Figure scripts
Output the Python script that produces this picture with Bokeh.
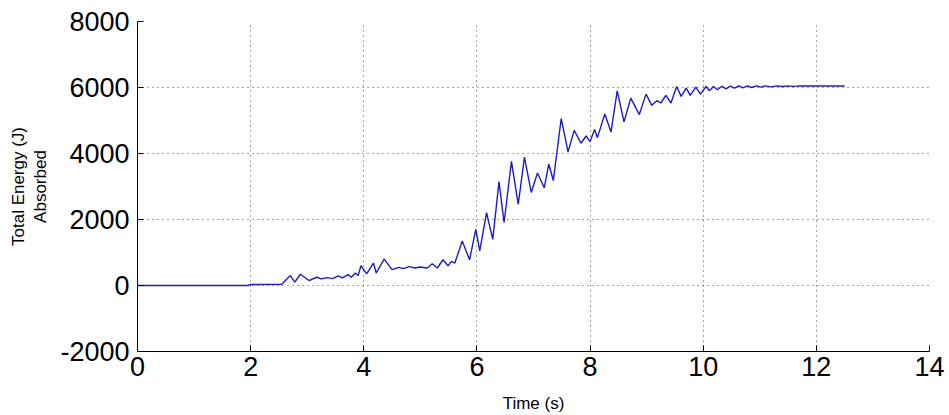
from bokeh.plotting import figure
from bokeh.models import FixedTicker, Range1d
from bokeh.embed import file_html
from bokeh.resources import INLINE

# ---- data ----
time_s = [0, 1.95, 2.0, 2.55, 2.70, 2.78, 2.88, 3.03, 3.17, 3.25, 3.35, 3.45, 3.55, 3.62,
          3.72, 3.78, 3.85, 3.90, 3.95, 4.05, 4.17, 4.22, 4.36, 4.50, 4.62, 4.70, 4.80,
          4.90, 5.00, 5.12, 5.21, 5.30, 5.40, 5.49, 5.55, 5.61, 5.74, 5.87, 5.98, 6.05,
          6.17, 6.28, 6.39, 6.48, 6.61, 6.73, 6.84, 6.96, 7.07, 7.19, 7.27, 7.35, 7.49,
          7.61, 7.72, 7.84, 7.93, 8.00, 8.08, 8.13, 8.26, 8.37, 8.48, 8.60, 8.72, 8.87,
          8.99, 9.09, 9.18, 9.25, 9.34, 9.43, 9.53, 9.61, 9.70, 9.77, 9.87, 9.95, 10.05,
          10.11, 10.18, 10.25, 10.33, 10.40, 10.48, 10.55, 10.63, 10.70, 10.78, 10.86,
          10.94, 11.02, 11.10, 11.20, 11.30, 11.40, 11.50, 11.60, 11.70, 12.00, 12.50]
energy_j = [0, 0, 30, 40, 300, 100, 340, 150, 250, 200, 240, 210, 290, 230,
            330, 250, 380, 300, 600, 350, 680, 380, 800, 480, 550, 510, 570,
            530, 560, 530, 660, 530, 780, 600, 730, 680, 1350, 780, 1700, 1050,
            2210, 1400, 3150, 1910, 3760, 2460, 3890, 2820, 3410, 2960, 3680, 3180, 5060,
            4050, 4700, 4310, 4530, 4360, 4730, 4480, 5200, 4650, 5900, 4960, 5680, 5180,
            5800, 5460, 5600, 5530, 5760, 5530, 6030, 5730, 5980, 5760, 6010, 5800, 6030,
            5900, 6030, 5930, 6040, 5960, 6040, 5980, 6050, 5990, 6050, 6000,
            6050, 6010, 6050, 6020, 6050, 6030, 6050, 6035, 6050, 6045, 6045]

x_ticks = [0, 2, 4, 6, 8, 10, 12, 14]
y_ticks = [-2000, 0, 2000, 4000, 6000, 8000]
y_tick_labels = {-2000: "-2000", 0: "0", 2000: "2000", 4000: "4000", 6000: "6000", 8000: "8000"}
x_label = "Time (s)"
y_label = "Total Energy (J)\nAbsorbed"

FONT = "Liberation Sans"

p = figure(width=949, height=415, output_backend="svg", toolbar_location=None,
           x_range=Range1d(0, 14), y_range=Range1d(-2000, 8000),
           min_border_left=137, min_border_right=20, min_border_top=21, min_border_bottom=63)
p.outline_line_color = None
p.background_fill_color = "white"
p.border_fill_color = "white"

p.line(time_s, energy_j, line_color="#1c1cc8", line_width=1.4)

for ax in (p.xaxis[0], p.yaxis[0]):
    ax.major_tick_in = 6
    ax.major_tick_out = 0
    ax.minor_tick_in = 0
    ax.minor_tick_out = 0
    ax.axis_line_color = "black"
    ax.major_tick_line_color = "black"
    ax.major_label_text_font = FONT
    ax.major_label_text_font_size = "27px"
    ax.major_label_text_color = "black"
    ax.axis_label_text_font = FONT
    ax.axis_label_text_font_size = "17px"
    ax.axis_label_text_font_style = "normal"
    ax.axis_label_text_color = "black"

p.xaxis[0].ticker = FixedTicker(ticks=x_ticks)
p.yaxis[0].ticker = FixedTicker(ticks=y_ticks)
p.yaxis[0].major_label_overrides = {k: v for k, v in y_tick_labels.items()}
p.xaxis[0].major_label_standoff = 5
p.yaxis[0].major_label_standoff = 8
p.xaxis[0].axis_label = x_label
p.yaxis[0].axis_label = y_label
p.xaxis[0].axis_label_standoff = 15
p.yaxis[0].axis_label_standoff = 7

for g in (p.xgrid[0], p.ygrid[0]):
    g.grid_line_color = "#444444"
    g.grid_line_dash = "1 4"
    g.grid_line_width = 1
p.xgrid[0].ticker = FixedTicker(ticks=x_ticks)
p.ygrid[0].ticker = FixedTicker(ticks=y_ticks)

open("out.html", "w").write(file_html(p, INLINE))
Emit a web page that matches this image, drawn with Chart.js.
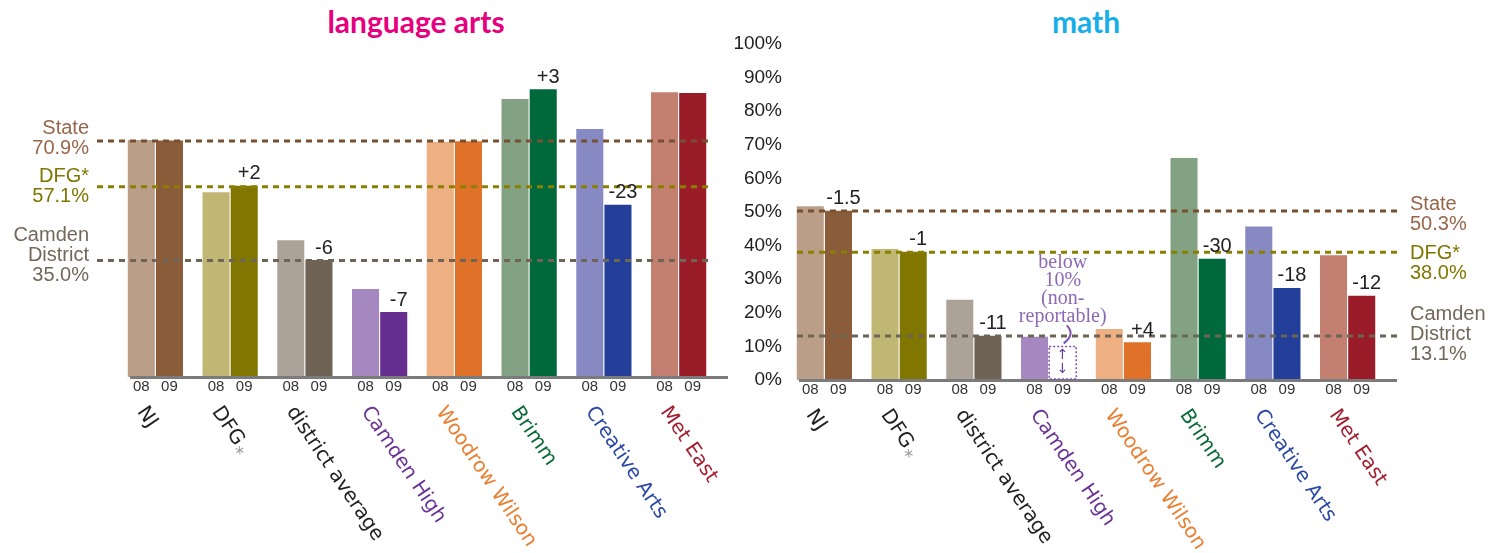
<!DOCTYPE html>
<html>
<head>
<meta charset="utf-8">
<script src="https://cdn.jsdelivr.net/npm/chart.js@4.4.1/dist/chart.umd.min.js"></script>
<style>
  body { margin: 0; background: #fff; }
  #wrap { position: relative; width: 1498px; height: 553px; overflow: hidden; }
  canvas { position: absolute; top: 0; }
  .title { position: absolute; top: 3px; font: bold 30px Lato, sans-serif; text-align: center; line-height: 36px; }
</style>
</head>
<body>
<div id="wrap">
  <div class="title" style="left:0;width:832px;color:#e6007e">language arts</div>
  <div class="title" style="left:986px;width:200px;color:#18aee9">math</div>
  <canvas id="laChart" width="740" height="553" style="left:0"></canvas>
  <canvas id="mathChart" width="768" height="553" style="left:730px"></canvas>
</div>
<script>
const schools = ["NJ", "DFG", "district average", "Camden High", "Woodrow Wilson", "Brimm", "Creative Arts", "Met East"];
const years = ["08", "09"];

const la08 = [71.2, 55.5, 41.1, 26.4, 70.6, 83.5, 74.5, 85.5];
const la09 = [71.0, 57.4, 35.1, 19.5, 70.8, 86.4, 51.7, 85.3];
const laChange = ["", "+2", "-6", "-7", "", "+3", "-23", ""];

const math08 = [51.7, 39.0, 23.9, 12.9, 15.2, 66.1, 45.7, 37.1];
const math09 = [50.4, 38.2, 13.2, null, 11.2, 36.1, 27.4, 25.1];
const mathChange = ["-1.5", "-1", "-11", "", "+4", "-30", "-18", "-12"];

const refNames = [["State"], ["DFG*"], ["Camden", "District"]];
const laRefs = [70.9, 57.1, 35.0];
const mathRefs = [50.3, 38.0, 13.1];

const naThreshold = 10;
const naNote = ["below", "10%", "(non-", "reportable)"];

const colors08 = ["#bb9e87", "#c1b775", "#aca298", "#a488bf", "#eeb083", "#83a283", "#8789c3", "#c38070"];
const colors09 = ["#8b5c3a", "#807600", "#6f6355", "#652d90", "#df7228", "#00693b", "#233f99", "#9a1c28"];
const catColors = ["#222222", "#222222", "#222222", "#6a3394", "#e98034", "#0a6a38", "#2b49a4", "#a31e2e"];
const refLineColors = ["#76502f", "#8a7f00", "#6f6557"];
const refTextColors = ["#97664a", "#807600", "#736858"];

const overlay = {
  id: "overlay",
  afterDraw(chart, args, o) {
    const ctx = chart.ctx;
    const area = chart.chartArea;
    const ys = chart.scales.y;
    const xs = chart.scales.x;
    const m0 = chart.getDatasetMeta(0);
    const m1 = chart.getDatasetMeta(1);
    ctx.save();

    // base line
    ctx.fillStyle = "#7b7b7b";
    ctx.fillRect(area.left + 12, area.bottom - 1, area.right - area.left, 3);

    // year labels
    ctx.font = "15px 'Liberation Sans', Arial, sans-serif";
    ctx.fillStyle = "#333";
    ctx.textAlign = "center";
    ctx.textBaseline = "middle";
    [m0, m1].forEach((m, d) => {
      m.data.forEach((bar, i) => {
        const x = isNaN(bar.x) ? m0.data[i].x + m0.data[i].width + 3 : bar.x;
        ctx.fillText(years[d], x, area.bottom + 10);
      });
    });

    // not reportable box
    o.values09.forEach((v, i) => {
      if (v !== null) return;
      const cx = m1.data[i].x;
      const w = m0.data[i].width;
      const top = ys.getPixelForValue(naThreshold);
      ctx.strokeStyle = "#7d4fb0";
      ctx.lineWidth = 1.5;
      ctx.setLineDash([2, 2]);
      ctx.strokeRect(cx - w / 2, top, w, area.bottom - top - 1);
      ctx.setLineDash([]);
      ctx.fillStyle = "#6a3d9a";
      ctx.font = "14px 'DejaVu Sans', sans-serif";
      ctx.fillText("\u2191", cx, top + 9);
      ctx.fillText("\u2193", cx, area.bottom - 11);
      ctx.fillStyle = "#8c69b4";
      ctx.font = "20px 'Liberation Serif', serif";
      naNote.forEach((t, k) => ctx.fillText(t, cx, top - 84 + k * 18));
      ctx.strokeStyle = "#7d4fb0";
      ctx.lineWidth = 2;
      ctx.beginPath();
      ctx.moveTo(cx + 4, top - 21);
      ctx.quadraticCurveTo(cx + 13, top - 12, cx + 1, top - 3);
      ctx.stroke();
    });

    // reference lines
    o.refs.forEach((r, i) => {
      const y = ys.getPixelForValue(r);
      ctx.strokeStyle = refLineColors[i];
      ctx.lineWidth = 3;
      ctx.setLineDash([6, 5]);
      ctx.beginPath();
      ctx.moveTo(area.left + o.lineFrom, y);
      ctx.lineTo(area.right + o.lineTo, y);
      ctx.stroke();
      ctx.setLineDash([]);
      ctx.fillStyle = refTextColors[i];
      ctx.font = "20px 'Liberation Sans', Arial, sans-serif";
      ctx.textAlign = o.labelAlign;
      const lines = refNames[i].concat([r.toFixed(1) + "%"]);
      lines.forEach((t, k) => ctx.fillText(t, o.labelX, y + o.labelDy[i] + k * 20));
    });

    // change labels
    ctx.fillStyle = "#222";
    ctx.font = "20px 'Liberation Sans', Arial, sans-serif";
    ctx.textAlign = "center";
    o.change.forEach((c, i) => {
      if (!c) return;
      const bar = m1.data[i];
      ctx.fillText(c, bar.x + 5, bar.y - 12);
    });

    // category labels
    ctx.textAlign = "left";
    ctx.textBaseline = "top";
    schools.forEach((s, i) => {
      const cx = xs.getPixelForValue(i);
      ctx.save();
      ctx.translate(cx - 6, area.bottom + 26);
      ctx.rotate(56 * Math.PI / 180);
      ctx.font = "20px 'DejaVu Sans', sans-serif";
      ctx.fillStyle = catColors[i];
      ctx.fillText(s, 0, 0);
      if (s === "DFG") {
        const w = ctx.measureText(s).width;
        ctx.fillStyle = "#999";
        ctx.font = "18px 'DejaVu Sans', sans-serif";
        ctx.fillText("*", w + 1, 9);
      }
      ctx.restore();
    });

    ctx.restore();
  }
};

function makeChart(id, v08, v09, padding, showY, extra) {
  const yScale = {
    display: showY,
    min: 0,
    max: 100,
    grid: { display: false, drawTicks: false },
    border: { display: false },
    ticks: {
      stepSize: 10,
      padding: 5,
      color: "#222",
      font: { family: "'Liberation Sans', Arial, sans-serif", size: 19 },
      callback: (v) => v + "%"
    }
  };
  if (showY) yScale.afterFit = (scale) => { scale.width = 57; };
  return new Chart(document.getElementById(id), {
    type: "bar",
    data: {
      labels: schools,
      datasets: [
        { label: years[0], data: v08, backgroundColor: colors08, borderWidth: 0,
          categoryPercentage: 0.754, barPercentage: 0.96 },
        { label: years[1], data: v09, backgroundColor: colors09, borderWidth: 0,
          categoryPercentage: 0.754, barPercentage: 0.96 }
      ]
    },
    options: {
      responsive: false,
      animation: false,
      layout: { padding: padding },
      scales: {
        x: { display: false },
        y: yScale
      },
      plugins: {
        legend: { display: false },
        tooltip: { enabled: false },
        overlay: Object.assign({ values09: v09 }, extra)
      }
    },
    plugins: [overlay]
  });
}

makeChart("laChart", la08, la09, { left: 118, right: 24, top: 44, bottom: 176 }, false, {
  refs: laRefs, change: laChange, lineFrom: -21, lineTo: -6,
  labelX: 89, labelAlign: "right", labelDy: [-12, -10, -25]
});

makeChart("mathChart", math08, math09, { left: 0, right: 113, top: 44, bottom: 173 }, true, {
  refs: mathRefs, change: mathChange, lineFrom: 10, lineTo: 12,
  labelX: 680, labelAlign: "left", labelDy: [-7, 1, -21]
});
</script>
</body>
</html>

■ WORK REQUIRED:
Your task is to restate word for word the lines from the top of the data to the line containing "from bokeh.resources import INLINE", both ends included, with every picture left out.

■ OUTPUT OF THE TASK:
Output the Python script that produces this picture with Bokeh.
from bokeh.plotting import figure
from bokeh.models import FixedTicker, Range1d
from bokeh.embed import file_html
from bokeh.resources import INLINE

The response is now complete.